In: F Mathieu Perreault (3 years, $9 million)
Biggest acquisition: Well, this is easy enough. Perreault kind of fell into the Jets' laps after the Anaheim Ducks surprisingly didn't present a qualifying offer to the restricted free agent, but he's the only addition of note. The Jets may have had to overpay a little bit, but Perreault is going to make them better next season as a possible No. 2 center. He had 43 points last season, by far his best performance as a pro.
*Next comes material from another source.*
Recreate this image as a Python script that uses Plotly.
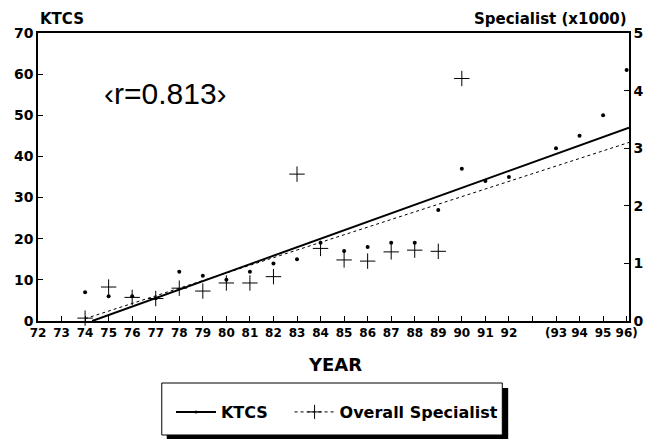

Biggest tasks remaining: The Jets do have to get a new deal worked out with restricted free agent Michael Frolik, but eyes are on Winnipeg and trained specifically on Evander Kane. The standout forward has had a bit of an interesting summer as trade rumors continually swirl around him. General manager Kevin Cheveldayoff said the team is moving forward with Kane as a member of the Jets, but for how long? It seems as though there could be a fraying relationship between the player and team as Kane was noncommittal when asked about his desire to remain with the club recently. If the Jets were to trade the talented 22-year-old, they would need a monster package in return. Will it happen? Probably not, but Kane remains a player that is going to garner a lot of attention as trade rumors continue to heat up.
Review: It must be a tad frustrating to be a Winnipeg Jets fan. Here, they had been eagerly waiting for the NHL to return and now that it does, the team can't bring in any players of note. The team's most vital players were all brought in while the team was known as the Atlanta Thrashers. No major free agents and no major trades to speak of to improve the team in Winnipeg have left the Jets running in place mostly. The success drafting with Mark Scheifele and Jacob Trouba making an impact on the roster is encouraging, but there's nothing else happening, which means the good people of Winnipeg may be waiting years for a contender. If the Jets finish anywhere outside of the Central Division basement next season, it will be a big surprise.